__DATA LINES__.
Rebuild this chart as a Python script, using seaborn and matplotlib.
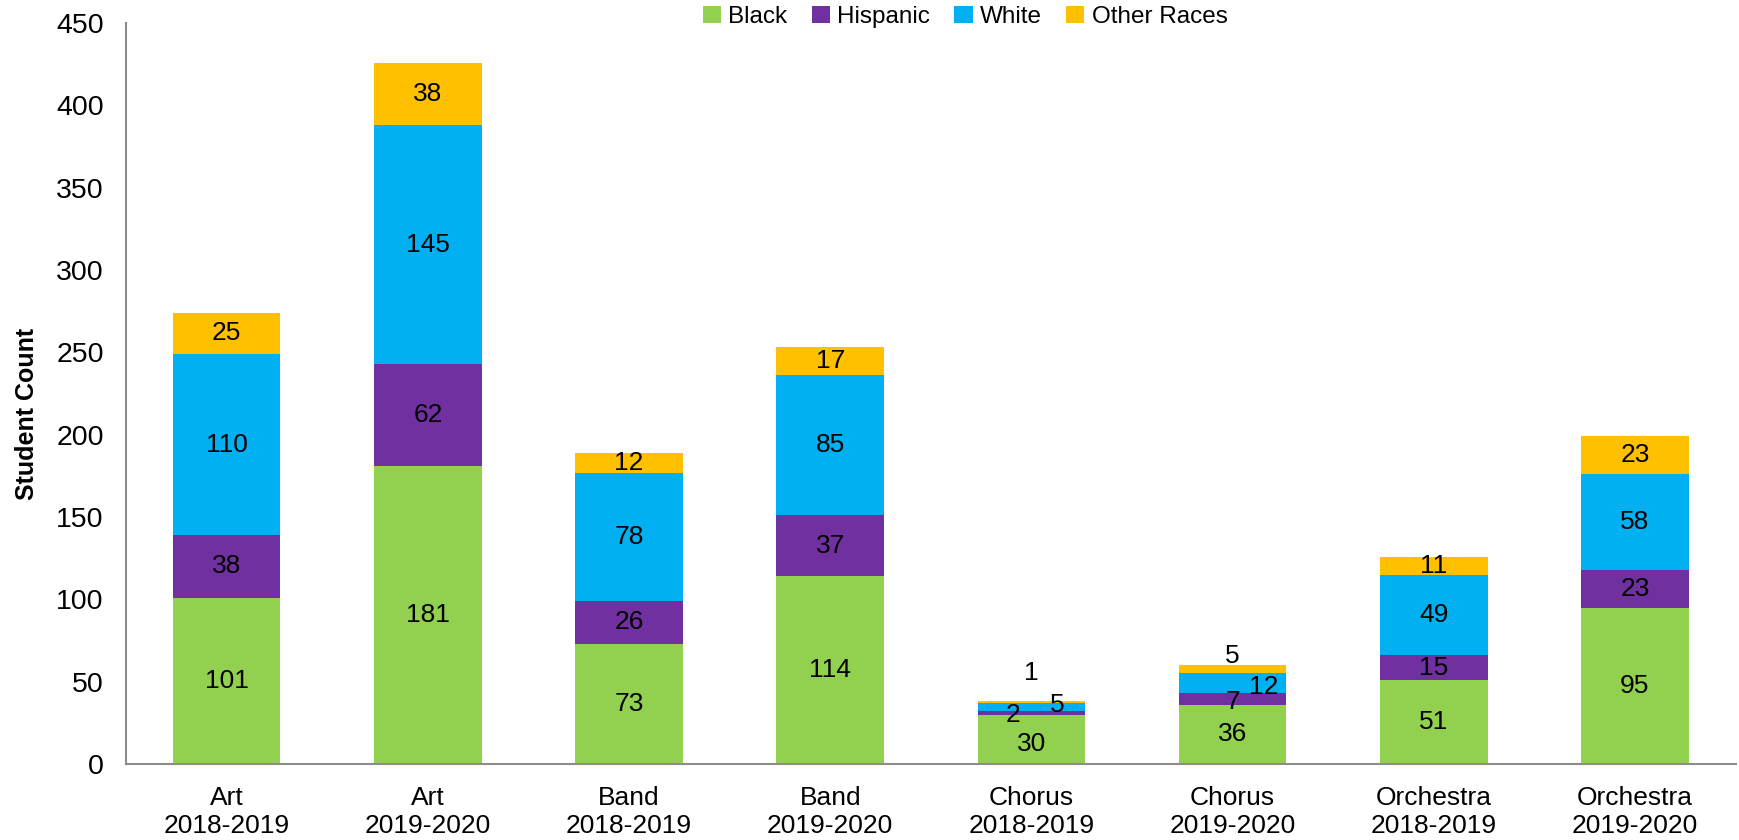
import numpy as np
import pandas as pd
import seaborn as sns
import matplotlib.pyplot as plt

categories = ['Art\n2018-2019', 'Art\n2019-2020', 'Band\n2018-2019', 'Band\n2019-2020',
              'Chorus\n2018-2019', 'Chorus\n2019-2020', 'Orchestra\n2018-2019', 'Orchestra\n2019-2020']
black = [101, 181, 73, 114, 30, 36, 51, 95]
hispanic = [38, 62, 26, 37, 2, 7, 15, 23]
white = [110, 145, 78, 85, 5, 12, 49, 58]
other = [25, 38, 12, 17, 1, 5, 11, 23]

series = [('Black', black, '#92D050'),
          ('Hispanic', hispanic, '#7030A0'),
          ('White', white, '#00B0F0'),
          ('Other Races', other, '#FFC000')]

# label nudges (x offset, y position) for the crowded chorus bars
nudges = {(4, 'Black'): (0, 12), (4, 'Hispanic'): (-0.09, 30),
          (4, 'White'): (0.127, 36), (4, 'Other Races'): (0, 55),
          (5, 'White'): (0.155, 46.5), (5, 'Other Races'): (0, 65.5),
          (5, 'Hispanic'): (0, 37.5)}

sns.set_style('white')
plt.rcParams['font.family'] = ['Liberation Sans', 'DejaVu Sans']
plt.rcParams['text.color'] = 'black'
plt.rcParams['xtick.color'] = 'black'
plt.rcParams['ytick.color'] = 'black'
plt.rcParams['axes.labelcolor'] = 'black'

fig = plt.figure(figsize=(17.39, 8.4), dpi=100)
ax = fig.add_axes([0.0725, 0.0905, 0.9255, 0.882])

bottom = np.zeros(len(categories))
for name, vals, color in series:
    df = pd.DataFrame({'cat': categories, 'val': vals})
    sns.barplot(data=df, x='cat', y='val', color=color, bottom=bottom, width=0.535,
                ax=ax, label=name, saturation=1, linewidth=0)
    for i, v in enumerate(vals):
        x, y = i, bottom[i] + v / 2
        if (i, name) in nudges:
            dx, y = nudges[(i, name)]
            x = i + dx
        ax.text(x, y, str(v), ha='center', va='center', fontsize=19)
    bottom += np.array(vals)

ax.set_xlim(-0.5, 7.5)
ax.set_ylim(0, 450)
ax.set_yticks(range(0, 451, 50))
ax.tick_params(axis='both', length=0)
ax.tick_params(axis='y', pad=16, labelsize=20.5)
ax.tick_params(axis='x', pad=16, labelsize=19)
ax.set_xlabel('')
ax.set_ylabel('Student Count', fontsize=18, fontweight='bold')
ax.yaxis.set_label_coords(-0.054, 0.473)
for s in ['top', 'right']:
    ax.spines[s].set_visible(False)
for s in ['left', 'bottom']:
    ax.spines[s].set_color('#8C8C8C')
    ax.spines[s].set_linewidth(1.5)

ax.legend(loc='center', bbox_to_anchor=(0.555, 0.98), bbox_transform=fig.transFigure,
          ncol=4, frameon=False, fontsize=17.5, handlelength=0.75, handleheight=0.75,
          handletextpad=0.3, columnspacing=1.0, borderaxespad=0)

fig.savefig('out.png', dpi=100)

__WORK REQUIRED__. Omitting all pictures, restate exactly the lines of the material from its start through the line that contains "('Other Races', other, '#FFC000')]".

__RESPONSE TO THIS EXERCISE__.
Rebuild this chart as a Python script, using seaborn and matplotlib.
import numpy as np
import pandas as pd
import seaborn as sns
import matplotlib.pyplot as plt

categories = ['Art\n2018-2019', 'Art\n2019-2020', 'Band\n2018-2019', 'Band\n2019-2020',
              'Chorus\n2018-2019', 'Chorus\n2019-2020', 'Orchestra\n2018-2019', 'Orchestra\n2019-2020']
black = [101, 181, 73, 114, 30, 36, 51, 95]
hispanic = [38, 62, 26, 37, 2, 7, 15, 23]
white = [110, 145, 78, 85, 5, 12, 49, 58]
other = [25, 38, 12, 17, 1, 5, 11, 23]

series = [('Black', black, '#92D050'),
          ('Hispanic', hispanic, '#7030A0'),
          ('White', white, '#00B0F0'),
          ('Other Races', other, '#FFC000')]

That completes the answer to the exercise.